[Saved entries]
____________
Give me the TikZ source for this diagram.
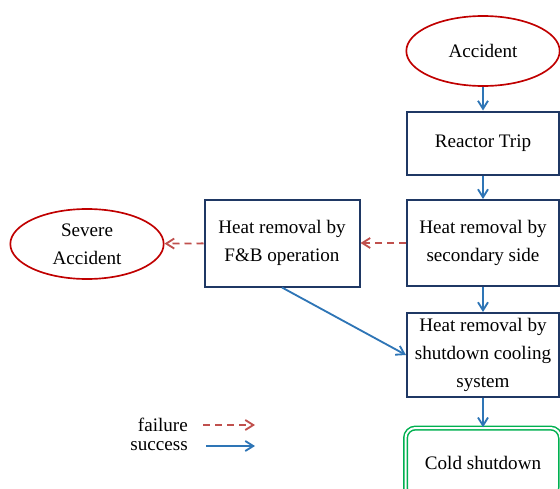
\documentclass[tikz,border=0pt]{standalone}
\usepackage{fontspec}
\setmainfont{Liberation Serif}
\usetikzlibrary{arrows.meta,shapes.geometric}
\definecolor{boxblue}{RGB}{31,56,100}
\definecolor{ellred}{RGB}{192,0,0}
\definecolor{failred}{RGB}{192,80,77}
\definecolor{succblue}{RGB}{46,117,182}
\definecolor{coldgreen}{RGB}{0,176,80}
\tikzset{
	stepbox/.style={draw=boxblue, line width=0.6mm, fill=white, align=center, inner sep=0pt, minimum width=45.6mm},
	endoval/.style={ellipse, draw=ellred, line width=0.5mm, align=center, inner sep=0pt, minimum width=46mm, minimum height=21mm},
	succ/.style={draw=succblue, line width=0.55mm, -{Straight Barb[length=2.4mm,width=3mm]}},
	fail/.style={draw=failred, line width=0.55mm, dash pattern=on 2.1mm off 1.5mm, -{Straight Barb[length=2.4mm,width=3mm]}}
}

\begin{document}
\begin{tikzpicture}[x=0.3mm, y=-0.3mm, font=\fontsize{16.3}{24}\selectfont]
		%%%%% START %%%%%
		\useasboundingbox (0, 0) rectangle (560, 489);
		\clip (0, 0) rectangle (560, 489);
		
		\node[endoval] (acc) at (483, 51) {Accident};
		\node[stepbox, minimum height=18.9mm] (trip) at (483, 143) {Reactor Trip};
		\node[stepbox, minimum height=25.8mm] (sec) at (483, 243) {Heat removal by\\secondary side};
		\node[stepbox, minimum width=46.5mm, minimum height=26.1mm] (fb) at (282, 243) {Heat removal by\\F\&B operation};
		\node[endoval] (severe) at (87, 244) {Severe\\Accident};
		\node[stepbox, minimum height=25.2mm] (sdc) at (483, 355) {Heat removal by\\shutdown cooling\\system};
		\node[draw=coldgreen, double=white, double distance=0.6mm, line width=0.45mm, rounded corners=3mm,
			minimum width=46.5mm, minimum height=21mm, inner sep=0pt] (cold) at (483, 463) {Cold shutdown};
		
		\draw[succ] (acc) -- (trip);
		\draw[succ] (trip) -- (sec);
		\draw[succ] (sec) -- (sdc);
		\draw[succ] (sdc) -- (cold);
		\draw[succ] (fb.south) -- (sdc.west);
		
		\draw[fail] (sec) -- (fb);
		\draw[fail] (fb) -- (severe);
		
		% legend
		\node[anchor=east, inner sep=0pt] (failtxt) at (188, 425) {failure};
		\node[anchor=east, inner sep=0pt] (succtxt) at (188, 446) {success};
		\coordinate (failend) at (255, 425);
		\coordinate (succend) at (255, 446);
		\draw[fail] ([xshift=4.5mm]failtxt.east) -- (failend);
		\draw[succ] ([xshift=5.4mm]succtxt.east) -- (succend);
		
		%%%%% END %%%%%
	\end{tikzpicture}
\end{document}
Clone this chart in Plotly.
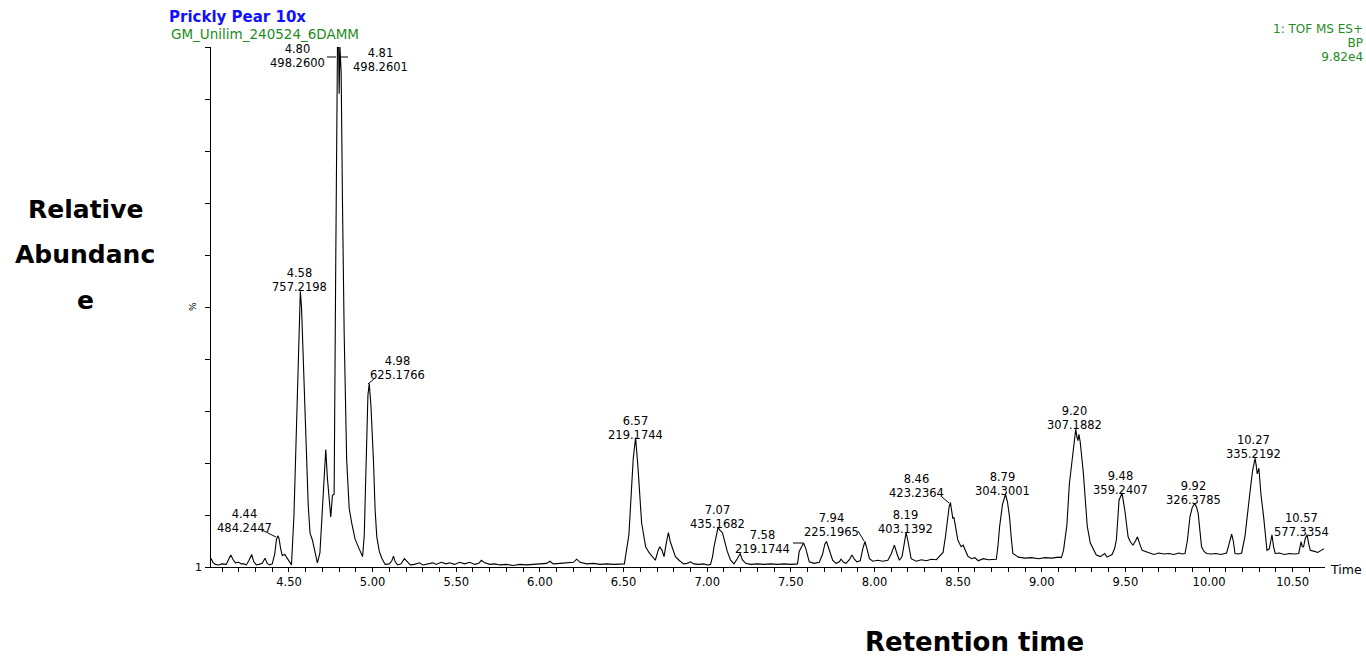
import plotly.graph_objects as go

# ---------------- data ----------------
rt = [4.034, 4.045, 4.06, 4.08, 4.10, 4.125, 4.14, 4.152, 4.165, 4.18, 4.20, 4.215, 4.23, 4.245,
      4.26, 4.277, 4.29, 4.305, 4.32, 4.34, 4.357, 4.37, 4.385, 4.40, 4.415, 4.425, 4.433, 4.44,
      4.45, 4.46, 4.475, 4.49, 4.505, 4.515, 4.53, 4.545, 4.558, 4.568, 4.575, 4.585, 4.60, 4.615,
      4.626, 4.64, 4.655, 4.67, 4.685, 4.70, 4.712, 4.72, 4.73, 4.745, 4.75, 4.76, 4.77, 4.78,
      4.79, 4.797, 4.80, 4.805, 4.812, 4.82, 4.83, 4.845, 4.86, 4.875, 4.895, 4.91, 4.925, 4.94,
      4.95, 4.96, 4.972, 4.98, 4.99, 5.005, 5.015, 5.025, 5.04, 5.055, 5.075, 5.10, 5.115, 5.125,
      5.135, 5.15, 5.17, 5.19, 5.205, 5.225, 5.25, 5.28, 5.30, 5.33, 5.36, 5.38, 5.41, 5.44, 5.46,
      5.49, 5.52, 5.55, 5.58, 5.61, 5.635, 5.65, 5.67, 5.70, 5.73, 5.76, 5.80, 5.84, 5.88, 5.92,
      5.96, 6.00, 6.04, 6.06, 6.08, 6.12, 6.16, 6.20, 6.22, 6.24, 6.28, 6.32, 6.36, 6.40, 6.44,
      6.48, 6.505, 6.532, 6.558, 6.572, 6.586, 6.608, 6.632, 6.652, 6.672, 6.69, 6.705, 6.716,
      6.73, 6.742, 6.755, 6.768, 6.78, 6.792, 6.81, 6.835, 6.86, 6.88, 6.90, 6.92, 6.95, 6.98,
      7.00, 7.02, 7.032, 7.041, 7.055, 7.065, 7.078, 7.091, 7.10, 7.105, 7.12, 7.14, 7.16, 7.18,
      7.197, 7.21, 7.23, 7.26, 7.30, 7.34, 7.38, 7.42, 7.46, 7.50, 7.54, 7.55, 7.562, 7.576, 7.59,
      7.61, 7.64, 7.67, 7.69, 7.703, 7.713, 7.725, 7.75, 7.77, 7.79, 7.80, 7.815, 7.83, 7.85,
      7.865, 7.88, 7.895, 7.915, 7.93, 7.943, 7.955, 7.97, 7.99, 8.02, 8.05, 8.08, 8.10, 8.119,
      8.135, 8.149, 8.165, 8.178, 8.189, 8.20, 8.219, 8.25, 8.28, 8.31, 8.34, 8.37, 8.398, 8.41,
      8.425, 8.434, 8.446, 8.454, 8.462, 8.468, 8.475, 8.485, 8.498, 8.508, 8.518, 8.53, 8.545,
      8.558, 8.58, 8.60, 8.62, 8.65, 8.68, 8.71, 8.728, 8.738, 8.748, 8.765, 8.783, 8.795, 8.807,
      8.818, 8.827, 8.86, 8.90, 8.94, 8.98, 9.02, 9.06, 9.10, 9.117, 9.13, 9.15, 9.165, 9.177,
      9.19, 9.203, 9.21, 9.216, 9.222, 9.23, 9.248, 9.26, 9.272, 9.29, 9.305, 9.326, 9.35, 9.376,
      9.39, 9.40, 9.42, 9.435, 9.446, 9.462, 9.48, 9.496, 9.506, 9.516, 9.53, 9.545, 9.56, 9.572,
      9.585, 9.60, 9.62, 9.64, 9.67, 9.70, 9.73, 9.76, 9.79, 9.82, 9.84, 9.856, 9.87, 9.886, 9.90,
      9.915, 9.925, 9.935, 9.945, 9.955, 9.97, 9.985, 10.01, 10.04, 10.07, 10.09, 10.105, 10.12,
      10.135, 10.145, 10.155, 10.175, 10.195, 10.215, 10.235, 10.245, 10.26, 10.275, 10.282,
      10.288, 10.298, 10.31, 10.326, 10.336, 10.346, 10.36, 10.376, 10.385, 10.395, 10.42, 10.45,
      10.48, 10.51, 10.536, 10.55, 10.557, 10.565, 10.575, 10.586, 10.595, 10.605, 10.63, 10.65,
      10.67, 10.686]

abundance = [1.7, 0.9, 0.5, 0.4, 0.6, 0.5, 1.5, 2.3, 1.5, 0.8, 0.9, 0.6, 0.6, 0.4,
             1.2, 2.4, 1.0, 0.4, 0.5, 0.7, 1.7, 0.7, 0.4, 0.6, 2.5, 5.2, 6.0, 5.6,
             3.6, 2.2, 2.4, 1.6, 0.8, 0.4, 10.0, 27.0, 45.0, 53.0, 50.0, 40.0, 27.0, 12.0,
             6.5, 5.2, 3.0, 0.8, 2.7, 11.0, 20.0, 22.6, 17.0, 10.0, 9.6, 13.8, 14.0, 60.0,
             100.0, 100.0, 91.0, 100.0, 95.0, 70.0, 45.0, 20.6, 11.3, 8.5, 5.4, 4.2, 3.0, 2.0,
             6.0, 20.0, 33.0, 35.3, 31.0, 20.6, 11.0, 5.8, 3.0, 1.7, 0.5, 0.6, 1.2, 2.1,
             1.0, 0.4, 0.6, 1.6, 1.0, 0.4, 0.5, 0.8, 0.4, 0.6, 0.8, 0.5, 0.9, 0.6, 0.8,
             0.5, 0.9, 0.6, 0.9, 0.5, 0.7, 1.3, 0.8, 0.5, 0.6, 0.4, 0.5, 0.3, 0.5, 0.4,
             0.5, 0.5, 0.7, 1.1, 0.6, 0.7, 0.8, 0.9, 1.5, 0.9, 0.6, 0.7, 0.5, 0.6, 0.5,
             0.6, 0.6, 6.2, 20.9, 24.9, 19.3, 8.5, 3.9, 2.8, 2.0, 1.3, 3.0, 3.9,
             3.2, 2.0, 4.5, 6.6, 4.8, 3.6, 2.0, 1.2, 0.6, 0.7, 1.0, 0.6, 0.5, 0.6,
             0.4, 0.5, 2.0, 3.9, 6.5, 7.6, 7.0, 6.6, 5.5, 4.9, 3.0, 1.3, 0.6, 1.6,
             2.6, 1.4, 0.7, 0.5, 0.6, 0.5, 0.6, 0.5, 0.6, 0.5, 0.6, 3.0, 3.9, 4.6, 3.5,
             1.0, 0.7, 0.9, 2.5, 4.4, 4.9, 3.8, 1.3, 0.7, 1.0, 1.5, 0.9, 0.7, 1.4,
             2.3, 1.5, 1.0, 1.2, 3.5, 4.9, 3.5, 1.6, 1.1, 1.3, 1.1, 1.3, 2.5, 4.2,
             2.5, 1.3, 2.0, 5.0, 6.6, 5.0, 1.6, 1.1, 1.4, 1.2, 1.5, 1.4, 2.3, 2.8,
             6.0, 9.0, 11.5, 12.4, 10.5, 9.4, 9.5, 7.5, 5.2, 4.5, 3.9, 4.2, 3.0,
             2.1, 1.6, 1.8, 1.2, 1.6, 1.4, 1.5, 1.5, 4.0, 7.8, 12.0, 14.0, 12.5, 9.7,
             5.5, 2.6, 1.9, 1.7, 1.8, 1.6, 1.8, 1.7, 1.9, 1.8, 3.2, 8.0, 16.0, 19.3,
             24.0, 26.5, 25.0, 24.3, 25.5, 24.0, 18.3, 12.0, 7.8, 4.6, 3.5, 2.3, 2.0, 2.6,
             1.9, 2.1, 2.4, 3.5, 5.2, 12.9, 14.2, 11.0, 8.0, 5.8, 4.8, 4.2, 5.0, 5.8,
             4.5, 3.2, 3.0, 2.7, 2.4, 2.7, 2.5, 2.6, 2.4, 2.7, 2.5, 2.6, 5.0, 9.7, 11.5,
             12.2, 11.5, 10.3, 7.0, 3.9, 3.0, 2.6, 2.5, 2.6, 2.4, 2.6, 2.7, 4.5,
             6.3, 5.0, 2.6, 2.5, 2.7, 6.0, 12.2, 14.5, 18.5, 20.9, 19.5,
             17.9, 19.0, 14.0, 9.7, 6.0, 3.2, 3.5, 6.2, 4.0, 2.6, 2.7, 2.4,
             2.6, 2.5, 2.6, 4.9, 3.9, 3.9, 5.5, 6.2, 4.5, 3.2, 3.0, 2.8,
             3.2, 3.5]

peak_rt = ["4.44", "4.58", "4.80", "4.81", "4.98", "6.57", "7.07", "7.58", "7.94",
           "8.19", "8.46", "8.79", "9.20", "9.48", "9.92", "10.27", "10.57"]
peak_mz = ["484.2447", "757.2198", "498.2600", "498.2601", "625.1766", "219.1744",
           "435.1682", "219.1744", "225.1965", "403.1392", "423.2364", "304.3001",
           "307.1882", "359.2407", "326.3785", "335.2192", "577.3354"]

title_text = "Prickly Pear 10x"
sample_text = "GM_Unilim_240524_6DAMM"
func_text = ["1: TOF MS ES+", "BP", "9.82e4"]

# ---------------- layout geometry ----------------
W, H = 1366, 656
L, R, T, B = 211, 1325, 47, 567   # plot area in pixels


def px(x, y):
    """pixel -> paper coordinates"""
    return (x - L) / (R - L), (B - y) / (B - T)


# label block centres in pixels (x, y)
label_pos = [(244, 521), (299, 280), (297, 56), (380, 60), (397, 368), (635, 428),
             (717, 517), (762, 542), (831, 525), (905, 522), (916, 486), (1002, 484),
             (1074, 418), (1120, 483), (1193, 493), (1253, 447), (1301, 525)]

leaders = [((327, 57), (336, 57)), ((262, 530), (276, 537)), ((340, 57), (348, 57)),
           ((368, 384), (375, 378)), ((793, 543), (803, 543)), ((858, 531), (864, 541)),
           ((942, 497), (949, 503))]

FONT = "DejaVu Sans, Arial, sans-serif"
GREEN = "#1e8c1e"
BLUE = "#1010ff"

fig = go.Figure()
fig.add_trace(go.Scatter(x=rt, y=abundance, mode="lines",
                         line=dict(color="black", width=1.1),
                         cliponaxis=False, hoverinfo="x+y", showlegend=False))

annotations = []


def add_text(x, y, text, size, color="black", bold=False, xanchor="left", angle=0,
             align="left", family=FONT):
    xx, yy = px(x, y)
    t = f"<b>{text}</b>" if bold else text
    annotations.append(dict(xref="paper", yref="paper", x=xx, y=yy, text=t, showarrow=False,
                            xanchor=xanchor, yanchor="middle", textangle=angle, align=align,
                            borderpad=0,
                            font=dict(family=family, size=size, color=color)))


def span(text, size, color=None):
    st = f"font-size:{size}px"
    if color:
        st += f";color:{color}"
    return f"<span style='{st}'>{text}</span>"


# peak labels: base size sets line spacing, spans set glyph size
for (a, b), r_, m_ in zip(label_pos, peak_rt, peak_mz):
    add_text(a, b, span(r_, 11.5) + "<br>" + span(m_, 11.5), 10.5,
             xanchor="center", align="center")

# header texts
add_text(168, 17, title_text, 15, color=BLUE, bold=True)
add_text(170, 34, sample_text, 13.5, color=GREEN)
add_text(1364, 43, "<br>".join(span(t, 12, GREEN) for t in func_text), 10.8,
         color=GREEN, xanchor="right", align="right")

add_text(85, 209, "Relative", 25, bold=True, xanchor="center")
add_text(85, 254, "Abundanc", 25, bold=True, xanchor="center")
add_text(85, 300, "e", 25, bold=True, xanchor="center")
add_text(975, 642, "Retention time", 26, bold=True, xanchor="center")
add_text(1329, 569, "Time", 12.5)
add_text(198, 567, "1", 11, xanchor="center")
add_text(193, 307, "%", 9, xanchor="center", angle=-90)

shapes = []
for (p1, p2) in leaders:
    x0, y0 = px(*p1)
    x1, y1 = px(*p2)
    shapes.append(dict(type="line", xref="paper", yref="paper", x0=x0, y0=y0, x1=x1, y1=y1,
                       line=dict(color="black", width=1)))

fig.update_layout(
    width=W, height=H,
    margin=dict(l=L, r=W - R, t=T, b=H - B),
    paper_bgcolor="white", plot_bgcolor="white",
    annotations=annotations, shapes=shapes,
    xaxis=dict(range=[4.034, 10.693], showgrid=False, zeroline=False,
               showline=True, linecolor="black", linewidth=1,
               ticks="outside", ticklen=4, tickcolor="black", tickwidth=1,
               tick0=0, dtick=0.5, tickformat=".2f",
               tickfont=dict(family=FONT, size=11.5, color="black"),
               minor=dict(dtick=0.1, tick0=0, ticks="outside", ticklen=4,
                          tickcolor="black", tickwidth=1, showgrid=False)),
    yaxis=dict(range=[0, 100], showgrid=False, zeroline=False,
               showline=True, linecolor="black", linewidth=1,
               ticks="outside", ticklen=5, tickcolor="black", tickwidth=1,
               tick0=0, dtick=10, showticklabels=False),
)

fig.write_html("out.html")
____________
▶ [What needs to be done]:
Above this task is a listing with pictures in it. Retype only the lines from the one containing "Clone this chart in Plotly." through the one containing "import plotly.graph_objects as go", both included, and not the pictures.

▶ [Reply]:
Clone this chart in Plotly.
import plotly.graph_objects as go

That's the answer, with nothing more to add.